CSS Tips

Cascading style sheets are a great way to control the look of a web site without using font tags or other text controls within a page of your site. Imagine that you web site grows to a few hundred, or a few thousand, web pages. Could you imagine having to control your text using a global find and replace or, god forbid, a manual edit?

Style sheets eliminate the need to do that. You get very extensive with your implementation of CSS and control the entire look of your site, use a table less layout, or allow your users to dynamically select a look for your site (kind of like a skin).

This is a topic that is pretty deep, so let me just start you out. Remember, this is a site for beginning webmasters.

If you are using Dreamweaver, there are some basic style sheets built into the program. You can control the default font of your site so that it doesn't just default to the rather unattractive 'times new roman'. I am not going to cover how to attach the style sheet to your page, or template, since the Dreamweaver help files cover that topic extensively. I'll just show you where to find them. In Dreamweaver, go to the menu 'file' > choose 'new'. From there make sure you are on the 'general' tab and select 'CSS Style Sheets'

new css in dreamweaver

Select a Style that suits your taste. The preview pane will show you what each element will look like when the style sheet is used. Once you create this file, save it as something like css.css, or stylesheet.css (anything you like as long as it is a .css file).

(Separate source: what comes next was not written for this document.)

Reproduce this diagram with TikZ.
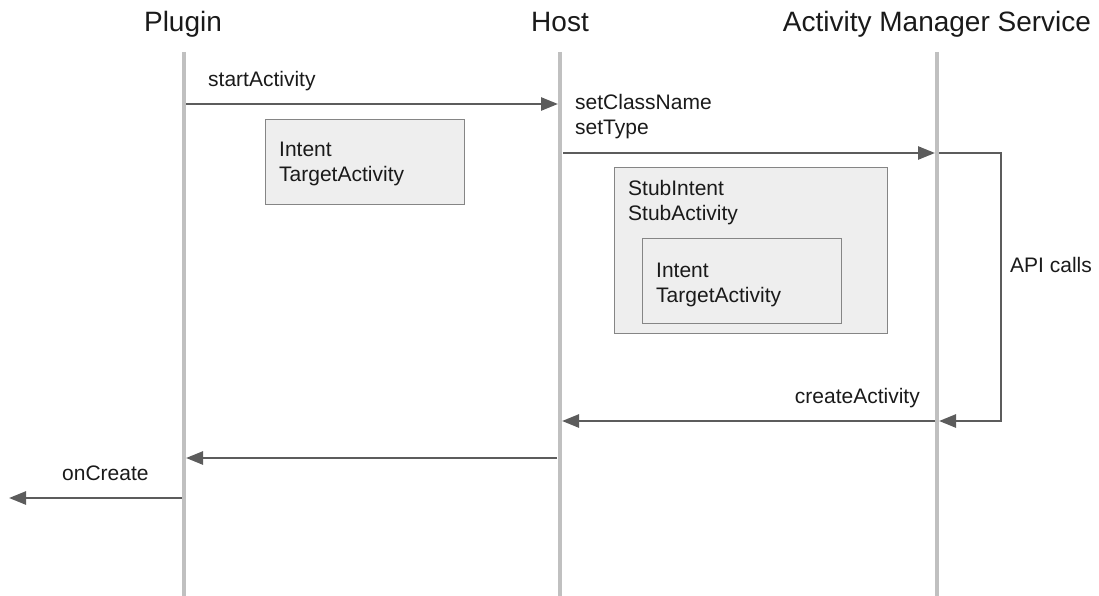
\documentclass[tikz,border=0pt]{standalone}
\usepackage{fontspec}
\setmainfont{Liberation Sans}
\usetikzlibrary{arrows.meta}
\definecolor{lifegray}{HTML}{C0C0C0}
\definecolor{arrgray}{HTML}{5C5C5C}
\definecolor{boxfill}{HTML}{EEEEEE}
\definecolor{boxline}{HTML}{858585}
\definecolor{txt}{HTML}{1A1A1A}
\begin{document}
\begin{tikzpicture}[x=1pt,y=-1pt,
  head/.style={font=\fontsize{28pt}{32pt}\selectfont, text=txt, inner sep=0pt, anchor=base},
  lbl/.style={font=\fontsize{21pt}{25pt}\selectfont, text=txt, inner sep=0pt, anchor=base west},
  lifeline/.style={draw=lifegray, line width=3.3pt},
  msg/.style={draw=arrgray, line width=2.6pt, -{Triangle[length=17pt,width=13pt]}},
  boxstyle/.style={draw=boxline, fill=boxfill, line width=1.4pt, inner sep=0pt, anchor=north west}]
\useasboundingbox (0,0) rectangle (1099,596);
% headers
\node[head] (hp) at (183,32) {Plugin};
\node[head] (hh) at (560,32) {Host};
\node[head] (ha) at (937,32) {Activity Manager Service};
% lifelines
\coordinate (pt) at (184,52); \coordinate (pb) at (184,596);
\coordinate (ht) at (560,52); \coordinate (hb) at (560,596);
\coordinate (at) at (937,52); \coordinate (ab) at (937,596);
\draw[lifeline] (pt) -- (pb);
\draw[lifeline] (ht) -- (hb);
\draw[lifeline] (at) -- (ab);
% message endpoints
\coordinate (m1s) at (186,104); \coordinate (m1e) at (558,104);
\coordinate (m2s) at (563,153); \coordinate (m2e) at (935,153);
\coordinate (l1s) at (939,153); \coordinate (l1e) at (939,421);
\coordinate (m3s) at (935,421); \coordinate (m3e) at (562,421);
\coordinate (m4s) at (557,458); \coordinate (m4e) at (186,458);
\coordinate (m5s) at (182,498); \coordinate (m5e) at (9,498);
% boxes
\node[boxstyle, minimum width=199pt, minimum height=85pt] (b1) at (265,119) {};
\node[boxstyle, minimum width=273pt, minimum height=166pt] (b2) at (614,167) {};
\node[boxstyle, minimum width=199pt, minimum height=85pt] (b3) at (642,238) {};
% arrows
\draw[msg] (m1s) -- (m1e);
\draw[msg] (m2s) -- (m2e);
\draw[msg] (l1s) -- (1001,153) -- (1001,421) -- (l1e);
\draw[msg] (m3s) -- (m3e);
\draw[msg] (m4s) -- (m4e);
\draw[msg] (m5s) -- (m5e);
% labels
\node[lbl] (t1) at (208,87) {startActivity};
\node[lbl] (t2) at (279,157) {Intent};
\node[lbl] (t3) at (279,182) {TargetActivity};
\node[lbl] (t4) at (575,110) {setClassName};
\node[lbl] (t5) at (575,135) {setType};
\node[lbl] (t6) at (628,195) {StubIntent};
\node[lbl] (t7) at (628,220) {StubActivity};
\node[lbl] (t8) at (656,277) {Intent};
\node[lbl] (t9) at (656,302) {TargetActivity};
\node[lbl] (t10) at (1010,272) {API calls};
\node[lbl, anchor=base east] (t11) at (920,403) {createActivity};
\node[lbl] (t12) at (62,480) {onCreate};
\end{tikzpicture}
\end{document}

Refer to the Dreamweaver help to attach this to your template or page(s).

CSS Zen Garden
Probably the best example of what you can do with nothing more than style sheets. Every example that you see is using the exact same HTML with a different style sheet. View the HTML code to understand what I mean. If you haven't seen this before, you won't believe it.

Style sheet Validator - At W3C.org
Don't forget to be sure that you style sheet is valid. The World Wide Web Consortium has tools to validate style sheets (and other code) so that you can be sure yours can be read by compliant browsers.